Davacı ile davalı arasındaki ilişkinin temelinde davaya konu davalı adına kayıtlı aracın davacının işletmeciliğini yaptığı oto kiralama işyerine kiralanması olayı ile ilgili ve her iki taraf arasındaki davacı tarafından geçersizliği öne sürülse dahi araç kiralama ilişkisinden kaynaklı olduğu belirlenmiştir.
Emsal nitelikli Yargıtay 3 Hukuk Dairesinin 2017/8767 E 2018/7086 K sayılı kararında da ayrıntıları ile açıklandığı üzere 01/10/2011 tarihinde yürürlüğe giren 6100 Sayılı HMK’nun 4/a maddesinde, kiralanan taşınır veya taşınmazların 09/06/1932 tarihli ve 2004 sayılı İcra ve İflas Kanununa göre ilamsız icra yoluyla tahliyesine ilişkin hükümler ayrık olmak üzere, kira ilişkisinden doğan alacak davaları da dahil olmak üzere tüm uyuşmazlıkları konu alan davalar ile bu davalara karşı açılan davaların Sulh Hukuk Mahkemelerinde görüleceği belirtilmiştir. Aynı yasanın 114. Maddesinde dava şartları sayılmış, 114/c maddesinde “Mahkemenin görevli olması” dava şartları arasında yer verilmiş, aynı kanunun 115. maddesinde, mahkeme tarafından dava şartlarının mevcut olup olmadığını davanın her aşamasında kendiliğinden araştıracağı, dava şartı noksanlığının tespit edilmesi halinde davanın usulden reddine karar verileceği, dava şartının giderilmesi mümkün ise tamamlanması için kesin süre verileceği, kesin süre içerisinde dava şartı noksanlığının giderilmemesi halinde davanın dava şartı yokluğu nedeniyle usulden reddedileceği belirtilmiştir.

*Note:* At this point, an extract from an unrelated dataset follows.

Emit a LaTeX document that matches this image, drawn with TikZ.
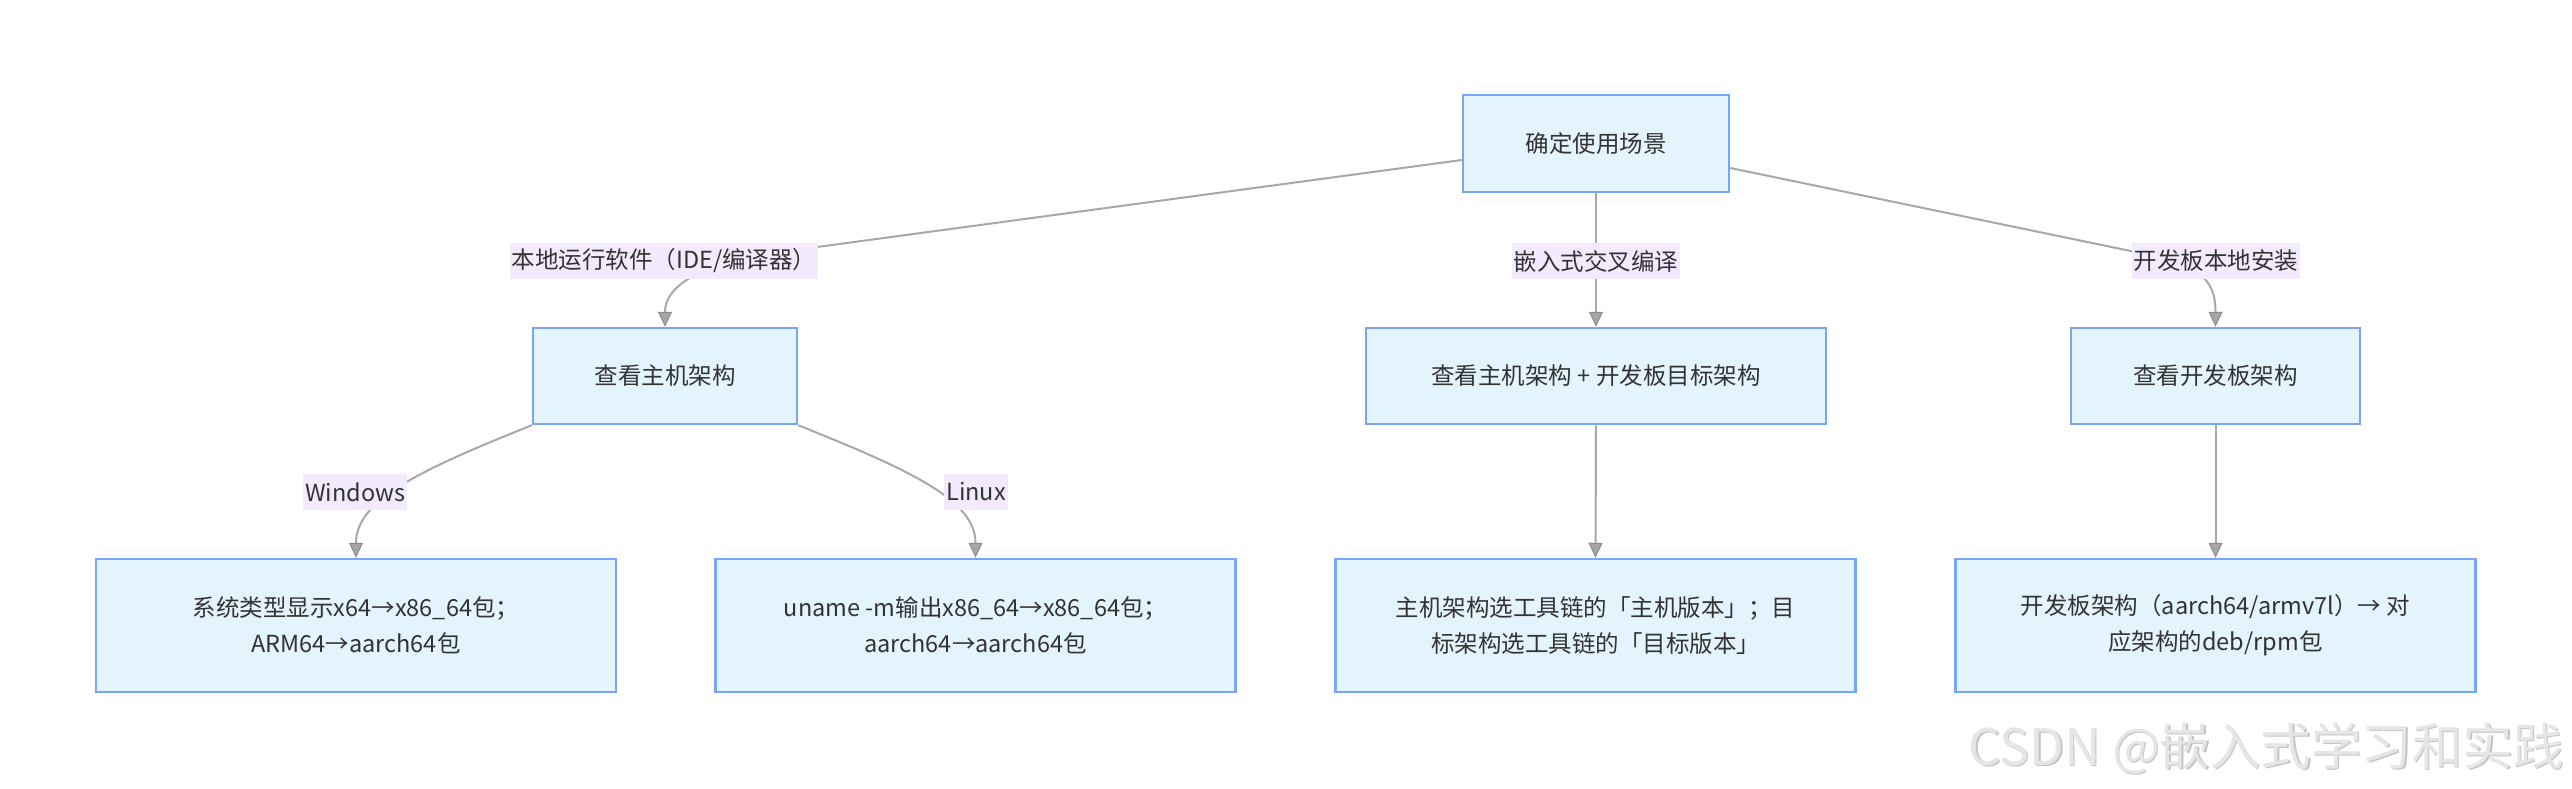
\documentclass[tikz,border=0pt]{standalone}
\usepackage{fontspec}
\setmainfont{Noto Sans CJK SC}
\usetikzlibrary{arrows.meta}
\definecolor{boxfill}{HTML}{E4F4FD}
\definecolor{boxline}{HTML}{78A6F5}
\definecolor{labfill}{HTML}{F3EBFD}
\definecolor{edgecol}{HTML}{A8A8A8}
\definecolor{tipfill}{HTML}{A6A6A6}
\definecolor{tipline}{HTML}{8C8C8C}
\definecolor{txt}{HTML}{333333}
\definecolor{wmark}{HTML}{E6E6E6}
\definecolor{wshadow}{HTML}{C4C4C4}
\begin{document}
\begin{tikzpicture}[x=1pt,y=-1pt,
  box/.style={draw=boxline,line width=2.5pt,fill=boxfill,text=txt,
    font=\fontsize{23.5}{36}\selectfont,align=center,inner sep=0pt},
  lab/.style={fill=labfill,text=txt,font=\fontsize{23.5}{28}\selectfont,
    minimum height=36pt,inner xsep=2pt,inner ysep=0pt},
  edge/.style={draw=edgecol,line width=2pt,
    -{Triangle[length=15pt,width=14pt,fill=tipfill,color=tipline,line width=1pt]}}]
\useasboundingbox (0,0) rectangle (2572,788);
\fill[white] (0,0) rectangle (2572,788);
% nodes
\node[box,minimum width=266pt,minimum height=97pt] (root) at (1596,143.5) {确定使用场景};
\node[box,minimum width=264pt,minimum height=96pt] (A) at (665,376) {查看主机架构};
\node[box,minimum width=460pt,minimum height=96pt] (B) at (1596,376) {查看主机架构 + 开发板目标架构};
\node[box,minimum width=289pt,minimum height=96pt] (C) at (2215.5,376) {查看开发板架构};
\node[box,minimum width=520pt,minimum height=133pt] (W) at (356,625.5) {系统类型显示x64→x86\_64包；\\ARM64→aarch64包};
\node[box,minimum width=520pt,minimum height=133pt] (L) at (975.5,625.5) {uname -m输出x86\_64→x86\_64包；\\aarch64→aarch64包};
\node[box,minimum width=520pt,minimum height=133pt] (T) at (1595.5,625.5) {主机架构选工具链的「主机版本」；目\\标架构选工具链的「目标版本」};
\node[box,minimum width=520pt,minimum height=133pt] (D) at (2215.5,625.5) {开发板架构（aarch64/armv7l）→ 对\\应架构的deb/rpm包};
% edges
\draw[edge] ([yshift=-16.5pt]root.west) -- (780,252) .. controls (690,265) and (665,290) .. (A.north);
\draw[edge] (root.south) -- (B.north);
\draw[edge] ([yshift=-24.5pt]root.east) -- (2150,255) .. controls (2205,266) and (2215.5,285) .. (C.north);
\draw[edge] (A.south west) .. controls (420,470) and (356,500) .. (W.north);
\draw[edge] (A.south east) .. controls (910,470) and (975.5,500) .. (L.north);
\draw[edge] (B.south) -- (T.north);
\draw[edge] (C.south) -- (D.north);
% edge labels
\node[lab] (l1) at (664,261) {本地运行软件（IDE/编译器）};
\node[lab] (l2) at (1596,261) {嵌入式交叉编译};
\node[lab] (l3) at (2216,261) {开发板本地安装};
\node[lab] (lw) at (355,492) {Windows};
\node[lab] (ll) at (976,492) {Linux};
% watermark
\node[anchor=east,text=wshadow,font=\fontsize{50.5}{52}\selectfont,inner sep=0pt] (wms) at (2565.5,749.5) {CSDN @嵌入式学习和实践};
\node[anchor=east,text=wmark,font=\fontsize{50.5}{52}\selectfont,inner sep=0pt] (wm) at (2564,748) {CSDN @嵌入式学习和实践};
\end{tikzpicture}
\end{document}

Yukarıdan itibaren anlatıldığı üzere taraflar arasındaki ilişkinin temelinde kira sözleşmesi bulunması nedeni ile yargılamada görevli mahkemenin sulh hukuk mahkemeleri olup, mahkememizin görevli olmadığı anlaşıldığından aşağıdaki şekilde görevsizlik kararı vermek gerekmiştir.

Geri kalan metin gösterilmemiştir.